## AIM OF THE TASK
Can you transcribe the data exactly? Leave the pictures out.

## SOURCE DATA
╭──

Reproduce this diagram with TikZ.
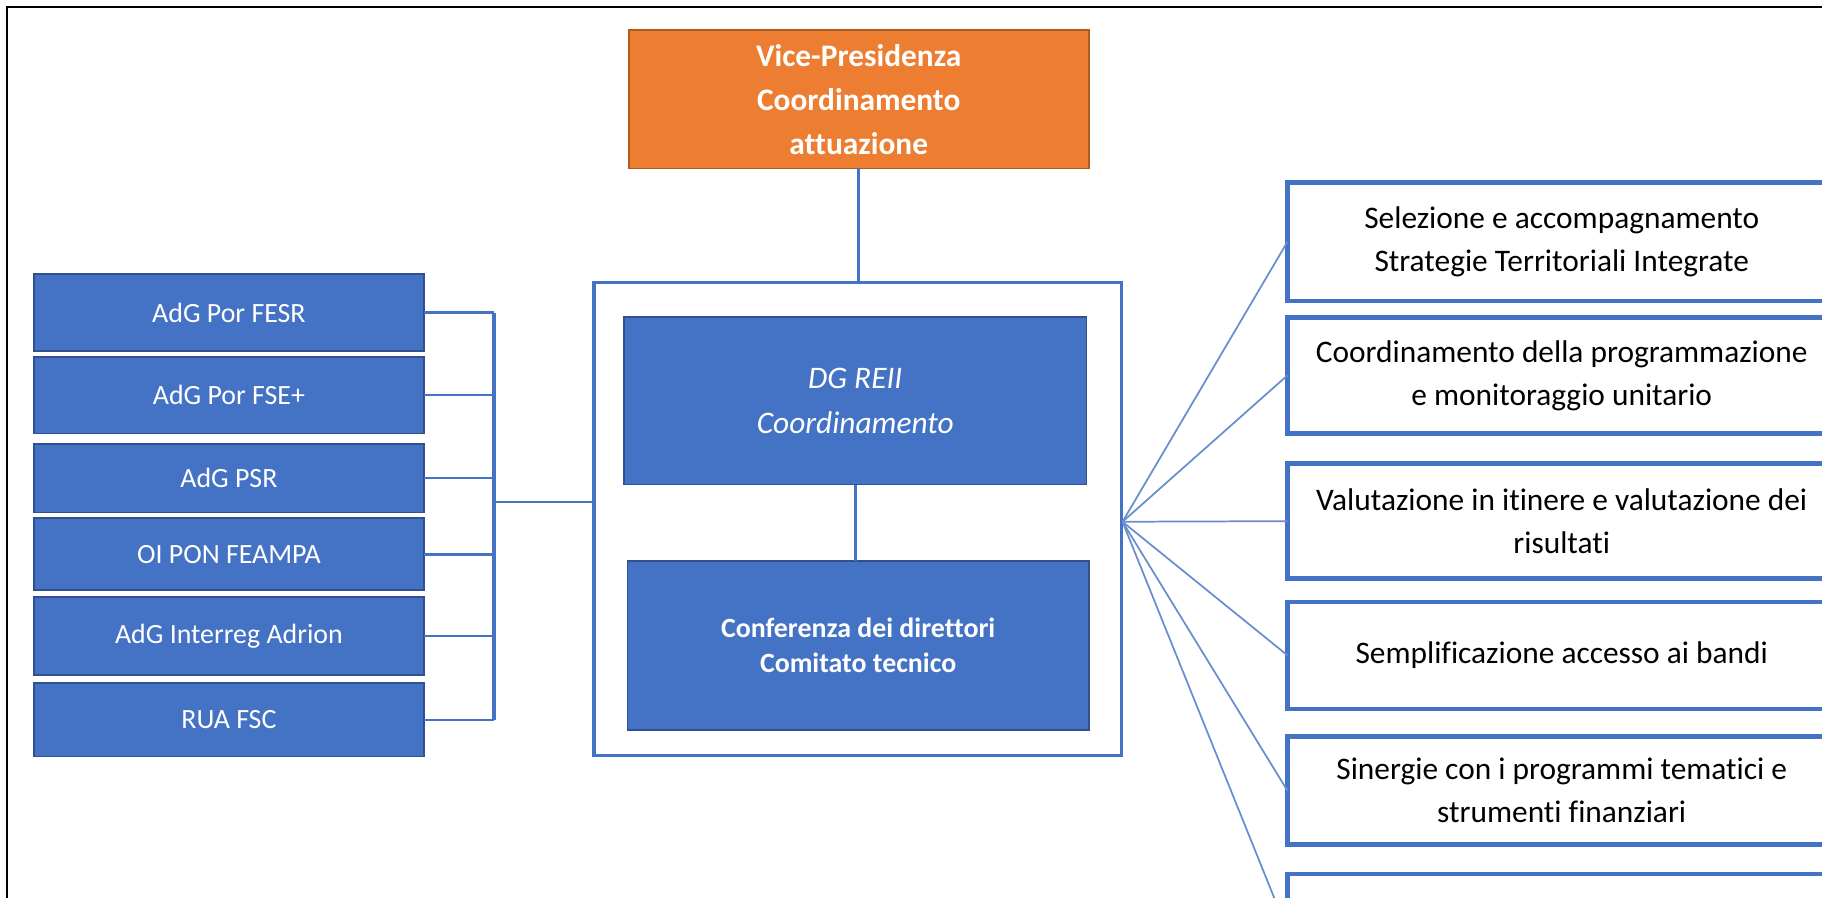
\documentclass[tikz,border=0pt]{standalone}
\usepackage{fontspec}
\setmainfont{Carlito}[Ligatures=NoCommon]
\definecolor{accblue}{HTML}{4472C4}
\definecolor{darkblue}{HTML}{2F528F}
\definecolor{accorange}{HTML}{ED7D31}
\definecolor{darkorange}{HTML}{AE5A21}
\begin{document}
\begin{tikzpicture}[x=1pt,y=-1pt,
  box/.style={rectangle, inner sep=0pt, outer sep=0pt, align=center},
  bluebox/.style={box, fill=accblue, draw=darkblue, line width=1.5pt, text=white},
  leftbox/.style={bluebox, minimum width=336pt, font=\fontsize{24}{30}\selectfont},
  rightbox/.style={box, draw=accblue, line width=4pt, fill=white, minimum width=472pt, font=\fontsize{27}{37}\selectfont},
  conn/.style={draw=accblue, line width=2.2pt},
  fanline/.style={draw=accblue!80!white, line width=1.5pt},
]
\useasboundingbox (0,0) rectangle (1568,772);
\clip (0,0) rectangle (1568,772);
\fill[white] (0,0) rectangle (1568,772);
% frame
\draw[black, line width=2.4pt] (6,790) -- (6,6) -- (1580,6);

% top node
\node[box, fill=accorange, draw=darkorange, line width=1.5pt, text=white,
  minimum width=396pt, minimum height=119pt,
  font=\bfseries\fontsize{27}{38}\selectfont] (vp) at (739,85.5)
  {Vice-Presidenza\\Coordinamento\\attuazione};

% container
\node[box, draw=accblue, line width=3pt, minimum width=454pt, minimum height=407pt] (cont) at (738,446.5) {};

\node[bluebox, minimum width=398pt, minimum height=144pt,
  font=\itshape\fontsize{27}{39}\selectfont] (dg) at (736,345) {DG REII\\Coordinamento};
\node[bluebox, minimum width=397pt, minimum height=145pt,
  font=\bfseries\fontsize{24}{30}\selectfont] (cf) at (738.5,555.5) {Conferenza dei direttori\\Comitato tecnico};

% left boxes
\node[leftbox, minimum height=66pt] (l1) at (197,269) {AdG Por FESR};
\node[leftbox, minimum height=66pt] (l2) at (197,340) {AdG Por FSE+};
\node[leftbox, minimum height=59pt] (l3) at (197,411.5) {AdG PSR};
\node[leftbox, minimum height=62pt] (l4) at (197,477) {OI PON FEAMPA};
\node[leftbox, minimum height=67pt] (l5) at (197,547.5) {AdG Interreg Adrion};
\node[leftbox, minimum height=63pt] (l6) at (197,619.5) {RUA FSC};

% right boxes
\node[rightbox, minimum height=102pt] (r1) at (1344,208) {Selezione e accompagnamento\\Strategie Territoriali Integrate};
\node[rightbox, minimum height=100pt] (r2) at (1344,323) {Coordinamento della programmazione\\e monitoraggio unitario};
\node[rightbox, minimum height=99pt] (r3) at (1344,448.5) {Valutazione in itinere e valutazione dei\\risultati};
\node[rightbox, minimum height=92pt] (r4) at (1344,564) {Semplificazione accesso ai bandi};
\node[rightbox, minimum height=93pt] (r5) at (1344,680.5) {Sinergie con i programmi tematici e\\strumenti finanziari};
\node[rightbox, minimum height=98pt] (r6) at (1344,801) {};

% vertical connectors
\draw[conn] (vp.south) -- (vp.south |- cont.north);
\draw[conn] (dg.south) -- (dg.south |- cf.north);

% left bracket
\coordinate (brk) at (425,432);
\coordinate (cw) at (cont.west |- brk);
\foreach \i in {1,...,6} \draw[conn] (l\i.east) -- (l\i.east -| brk);
\draw[draw=accblue, line width=3.6pt] (l1.east -| brk) -- (l6.east -| brk);
\draw[conn] (brk) -- (cw);

% fan
\coordinate (fan) at (966,449);
\foreach \i in {1,...,6} \draw[fanline] (fan) -- (r\i.west);
\end{tikzpicture}
\end{document}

╰──

## COMPLETE RESPONSE
Reproduce this diagram with TikZ.
\documentclass[tikz,border=0pt]{standalone}
\usepackage{fontspec}
\setmainfont{Carlito}[Ligatures=NoCommon]
\definecolor{accblue}{HTML}{4472C4}
\definecolor{darkblue}{HTML}{2F528F}
\definecolor{accorange}{HTML}{ED7D31}
\definecolor{darkorange}{HTML}{AE5A21}
\begin{document}
\begin{tikzpicture}[x=1pt,y=-1pt,
  box/.style={rectangle, inner sep=0pt, outer sep=0pt, align=center},
  bluebox/.style={box, fill=accblue, draw=darkblue, line width=1.5pt, text=white},
  leftbox/.style={bluebox, minimum width=336pt, font=\fontsize{24}{30}\selectfont},
  rightbox/.style={box, draw=accblue, line width=4pt, fill=white, minimum width=472pt, font=\fontsize{27}{37}\selectfont},
  conn/.style={draw=accblue, line width=2.2pt},
  fanline/.style={draw=accblue!80!white, line width=1.5pt},
]
\useasboundingbox (0,0) rectangle (1568,772);
\clip (0,0) rectangle (1568,772);
\fill[white] (0,0) rectangle (1568,772);
% frame
\draw[black, line width=2.4pt] (6,790) -- (6,6) -- (1580,6);

% top node
\node[box, fill=accorange, draw=darkorange, line width=1.5pt, text=white,
  minimum width=396pt, minimum height=119pt,
  font=\bfseries\fontsize{27}{38}\selectfont] (vp) at (739,85.5)
  {Vice-Presidenza\\Coordinamento\\attuazione};

% container
\node[box, draw=accblue, line width=3pt, minimum width=454pt, minimum height=407pt] (cont) at (738,446.5) {};

\node[bluebox, minimum width=398pt, minimum height=144pt,
  font=\itshape\fontsize{27}{39}\selectfont] (dg) at (736,345) {DG REII\\Coordinamento};
\node[bluebox, minimum width=397pt, minimum height=145pt,
  font=\bfseries\fontsize{24}{30}\selectfont] (cf) at (738.5,555.5) {Conferenza dei direttori\\Comitato tecnico};

% left boxes
\node[leftbox, minimum height=66pt] (l1) at (197,269) {AdG Por FESR};
\node[leftbox, minimum height=66pt] (l2) at (197,340) {AdG Por FSE+};
\node[leftbox, minimum height=59pt] (l3) at (197,411.5) {AdG PSR};
\node[leftbox, minimum height=62pt] (l4) at (197,477) {OI PON FEAMPA};
\node[leftbox, minimum height=67pt] (l5) at (197,547.5) {AdG Interreg Adrion};
\node[leftbox, minimum height=63pt] (l6) at (197,619.5) {RUA FSC};

% right boxes
\node[rightbox, minimum height=102pt] (r1) at (1344,208) {Selezione e accompagnamento\\Strategie Territoriali Integrate};
\node[rightbox, minimum height=100pt] (r2) at (1344,323) {Coordinamento della programmazione\\e monitoraggio unitario};
\node[rightbox, minimum height=99pt] (r3) at (1344,448.5) {Valutazione in itinere e valutazione dei\\risultati};
\node[rightbox, minimum height=92pt] (r4) at (1344,564) {Semplificazione accesso ai bandi};
\node[rightbox, minimum height=93pt] (r5) at (1344,680.5) {Sinergie con i programmi tematici e\\strumenti finanziari};
\node[rightbox, minimum height=98pt] (r6) at (1344,801) {};

% vertical connectors
\draw[conn] (vp.south) -- (vp.south |- cont.north);
\draw[conn] (dg.south) -- (dg.south |- cf.north);

% left bracket
\coordinate (brk) at (425,432);
\coordinate (cw) at (cont.west |- brk);
\foreach \i in {1,...,6} \draw[conn] (l\i.east) -- (l\i.east -| brk);
\draw[draw=accblue, line width=3.6pt] (l1.east -| brk) -- (l6.east -| brk);
\draw[conn] (brk) -- (cw);

% fan
\coordinate (fan) at (966,449);
\foreach \i in {1,...,6} \draw[fanline] (fan) -- (r\i.west);
\end{tikzpicture}
\end{document}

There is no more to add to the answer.